══ Supplied entries ══

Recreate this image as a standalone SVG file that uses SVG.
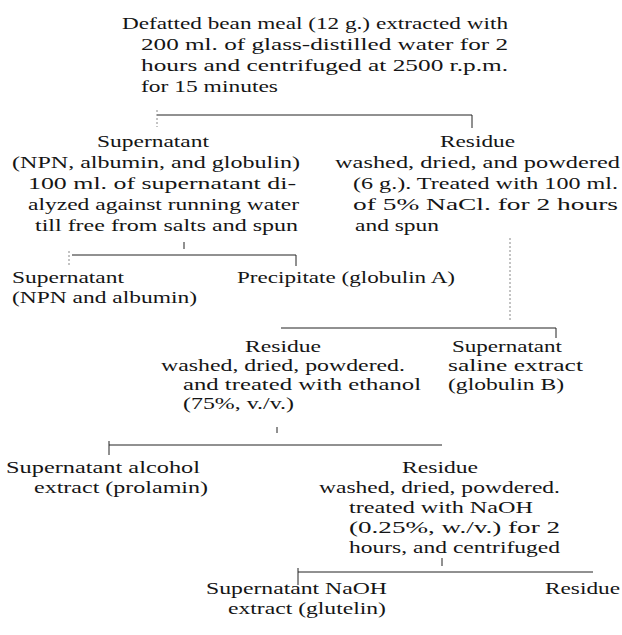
<svg xmlns="http://www.w3.org/2000/svg" width="622" height="635" viewBox="0 0 622 635">
<style>
text{font-family:"Liberation Serif","Times New Roman",serif;font-size:17.5px;fill:#151515}
.c path{stroke:#222;stroke-width:1;fill:none}
.c .f{stroke:#888;stroke-dasharray:2 2}
</style>
<rect width="622" height="635" fill="#fff"/>
<g id="n1">
<text x="122" y="29" textLength="386" lengthAdjust="spacingAndGlyphs">Defatted bean meal (12 g.) extracted with</text>
<text x="141" y="50" textLength="367" lengthAdjust="spacingAndGlyphs">200 ml. of glass-distilled water for 2</text>
<text x="141" y="71" textLength="367" lengthAdjust="spacingAndGlyphs">hours and centrifuged at 2500 r.p.m.</text>
<text x="141" y="92" textLength="137" lengthAdjust="spacingAndGlyphs">for 15 minutes</text>
</g>
<g id="n2">
<text x="97" y="147" textLength="112" lengthAdjust="spacingAndGlyphs">Supernatant</text>
<text x="12" y="168" textLength="288" lengthAdjust="spacingAndGlyphs">(NPN, albumin, and globulin)</text>
<text x="28" y="189" textLength="268" lengthAdjust="spacingAndGlyphs">100 ml. of supernatant di-</text>
<text x="28" y="210" textLength="271" lengthAdjust="spacingAndGlyphs">alyzed against running water</text>
<text x="35" y="231" textLength="263" lengthAdjust="spacingAndGlyphs">till free from salts and spun</text>
</g>
<g id="n3">
<text x="440" y="147" textLength="75" lengthAdjust="spacingAndGlyphs">Residue</text>
<text x="335" y="168" textLength="285" lengthAdjust="spacingAndGlyphs">washed, dried, and powdered</text>
<text x="353" y="189" textLength="265" lengthAdjust="spacingAndGlyphs">(6 g.). Treated with 100 ml.</text>
<text x="353" y="210" textLength="265" lengthAdjust="spacingAndGlyphs">of 5% NaCl. for 2 hours</text>
<text x="355" y="231" textLength="84" lengthAdjust="spacingAndGlyphs">and spun</text>
</g>
<g id="n4">
<text x="12" y="283" textLength="112" lengthAdjust="spacingAndGlyphs">Supernatant</text>
<text x="12" y="303" textLength="185" lengthAdjust="spacingAndGlyphs">(NPN and albumin)</text>
</g>
<g id="n5">
<text x="237" y="283" textLength="218" lengthAdjust="spacingAndGlyphs">Precipitate (globulin A)</text>
</g>
<g id="n6">
<text x="245" y="352" textLength="76" lengthAdjust="spacingAndGlyphs">Residue</text>
<text x="161" y="371" textLength="244" lengthAdjust="spacingAndGlyphs">washed, dried, powdered.</text>
<text x="183" y="390" textLength="238" lengthAdjust="spacingAndGlyphs">and treated with ethanol</text>
<text x="183" y="409" textLength="111" lengthAdjust="spacingAndGlyphs">(75%, v./v.)</text>
</g>
<g id="n7">
<text x="452" y="352" textLength="110" lengthAdjust="spacingAndGlyphs">Supernatant</text>
<text x="448" y="371" textLength="135" lengthAdjust="spacingAndGlyphs">saline extract</text>
<text x="448" y="390" textLength="116" lengthAdjust="spacingAndGlyphs">(globulin B)</text>
</g>
<g id="n8">
<text x="6" y="473" textLength="194" lengthAdjust="spacingAndGlyphs">Supernatant alcohol</text>
<text x="34" y="493" textLength="174" lengthAdjust="spacingAndGlyphs">extract (prolamin)</text>
</g>
<g id="n9">
<text x="402" y="473" textLength="76" lengthAdjust="spacingAndGlyphs">Residue</text>
<text x="319" y="493" textLength="241" lengthAdjust="spacingAndGlyphs">washed, dried, powdered.</text>
<text x="349" y="513" textLength="184" lengthAdjust="spacingAndGlyphs">treated with NaOH</text>
<text x="349" y="533" textLength="211" lengthAdjust="spacingAndGlyphs">(0.25%, w./v.) for 2</text>
<text x="349" y="553" textLength="211" lengthAdjust="spacingAndGlyphs">hours, and centrifuged</text>
</g>
<g id="n10">
<text x="206" y="594" textLength="181" lengthAdjust="spacingAndGlyphs">Supernatant NaOH</text>
<text x="228" y="614" textLength="158" lengthAdjust="spacingAndGlyphs">extract (glutelin)</text>
</g>
<g id="n11">
<text x="545" y="594" textLength="75" lengthAdjust="spacingAndGlyphs">Residue</text>
</g>
<g id="connectors" class="c">
<path d="M157 115H472"/>
<path class="f" d="M157 110V127"/>
<path d="M472 115V128"/>
<path d="M184 242V249"/>
<path d="M72 255H296"/>
<path class="f" d="M69 251V266"/>
<path d="M296 255V266"/>
<path class="f" d="M510 238V322"/>
<path d="M281 328H556"/>
<path d="M556 328V338"/>
<path d="M277 427V433"/>
<path d="M109 445H442"/>
<path d="M109 441V455"/>
<path d="M442 558V566"/>
<path d="M298 572H593"/>
<path d="M298 568V585"/>
</g>
</svg>
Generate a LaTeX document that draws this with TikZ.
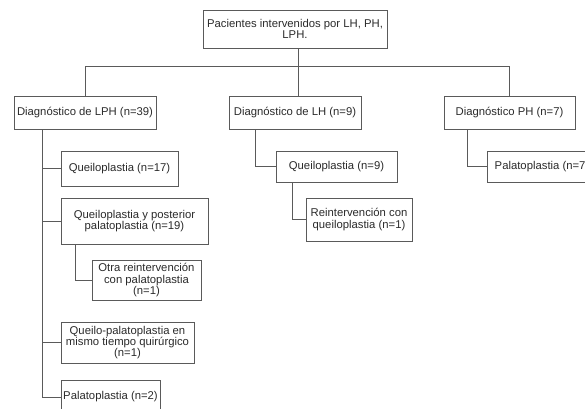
\documentclass[tikz,border=0pt]{standalone}
\usepackage{fontspec}
\setmainfont{Liberation Sans}
\usepackage{xcolor}
\usepackage{tikz}
\usetikzlibrary{positioning, calc}

\definecolor{linegray}{HTML}{5A5A5A}
\definecolor{textgray}{HTML}{2A2A2A}

\tikzset{
  caja/.style={draw=linegray, line width=0.8pt, rectangle, align=center,
    inner sep=2pt, text=textgray, font=\fontsize{11.3}{11.3}\selectfont},
  rama/.style={draw=linegray, line width=0.8pt}
}

\begin{document}
\begin{tikzpicture}[x=1pt, y=-1pt]
  \useasboundingbox (0,0) rectangle (585,408);
  \clip (0,0) rectangle (585,408);
  % Nivel superior
  \node[caja, minimum width=184pt, minimum height=38pt] (root) at (295,29)
       {Pacientes intervenidos por LH, PH,\\LPH.};
  % Diagnosticos
  \node[caja, minimum width=142pt, minimum height=33pt] (lph) at (85,112.5) {Diagnóstico de LPH (n=39)};
  \node[caja, minimum width=132pt, minimum height=33pt] (lh) at (295,112.5) {Diagnóstico de LH (n=9)};
  \node[caja, minimum width=131pt, minimum height=33pt] (ph) at (509.5,112.5) {Diagnóstico PH (n=7)};
  % Rama LPH
  \node[caja, minimum width=117pt, minimum height=35pt] (q17) at (119.5,168.5) {Queiloplastia (n=17)};
  \node[caja, minimum width=147pt, minimum height=46pt] (qyp) at (134.5,221) {Queiloplastia y posterior\\palatoplastia (n=19)};
  \node[caja, minimum width=109pt, minimum height=40pt] (otra) at (146.5,280) {Otra reintervención\\con palatoplastia\\(n=1)};
  \node[caja, minimum width=133pt, minimum height=41pt] (qpal) at (127.5,342.5) {Queilo-palatoplastia en\\mismo tiempo quirúrgico\\(n=1)};
  \node[caja, minimum width=99pt, minimum height=34pt] (pal2) at (110.5,397) {Palatoplastia (n=2)};
  % Rama LH
  \node[caja, minimum width=121pt, minimum height=31pt] (q9) at (336.5,166.5) {Queiloplastia (n=9)};
  \node[caja, minimum width=106pt, minimum height=43pt] (reint) at (359,219.5) {Reintervención con\\queiloplastia (n=1)};
  % Rama PH
  \node[caja, minimum width=110pt, minimum height=31pt] (pal7) at (542,166.5) {Palatoplastia (n=7)};

  % Conectores
  \coordinate (bus) at (0,66);
  \coordinate (troot) at (298,0);
  \coordinate (tlph) at (42,0);
  \coordinate (tqyp) at (75,0);
  \coordinate (tlh) at (255,0);
  \coordinate (tq9) at (292,0);
  \coordinate (tph) at (467,0);
  \draw[rama] (lph.north) |- (bus -| ph.north) -- (ph.north);
  \draw[rama] (root.south -| troot) -- (lh.north -| troot);
  \draw[rama] (lph.south -| tlph) |- (pal2.west);
  \draw[rama] (q17.west -| tlph) -- (q17.west);
  \draw[rama] (qyp.west -| tlph) -- (qyp.west);
  \draw[rama] (qpal.west -| tlph) -- (qpal.west);
  \draw[rama] (qyp.south -| tqyp) |- (otra.west);
  \draw[rama] (lh.south -| tlh) |- (q9.west);
  \draw[rama] (q9.south -| tq9) |- (reint.west);
  \draw[rama] (ph.south -| tph) |- (pal7.west);
\end{tikzpicture}
\end{document}
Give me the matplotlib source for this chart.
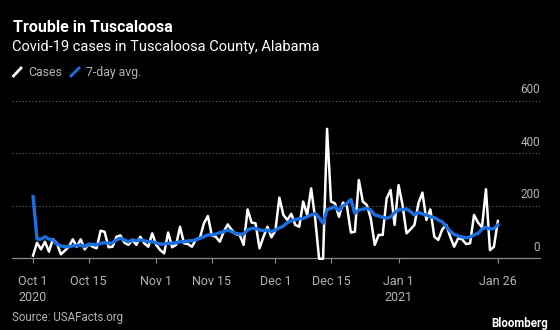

═══

• _Task objective_
Read through the data and copy every line where "that" shows up.

• _Task answer_
Recreate this image as a standalone SVG file that uses SVG.
Generate a LaTeX document that draws this with TikZ.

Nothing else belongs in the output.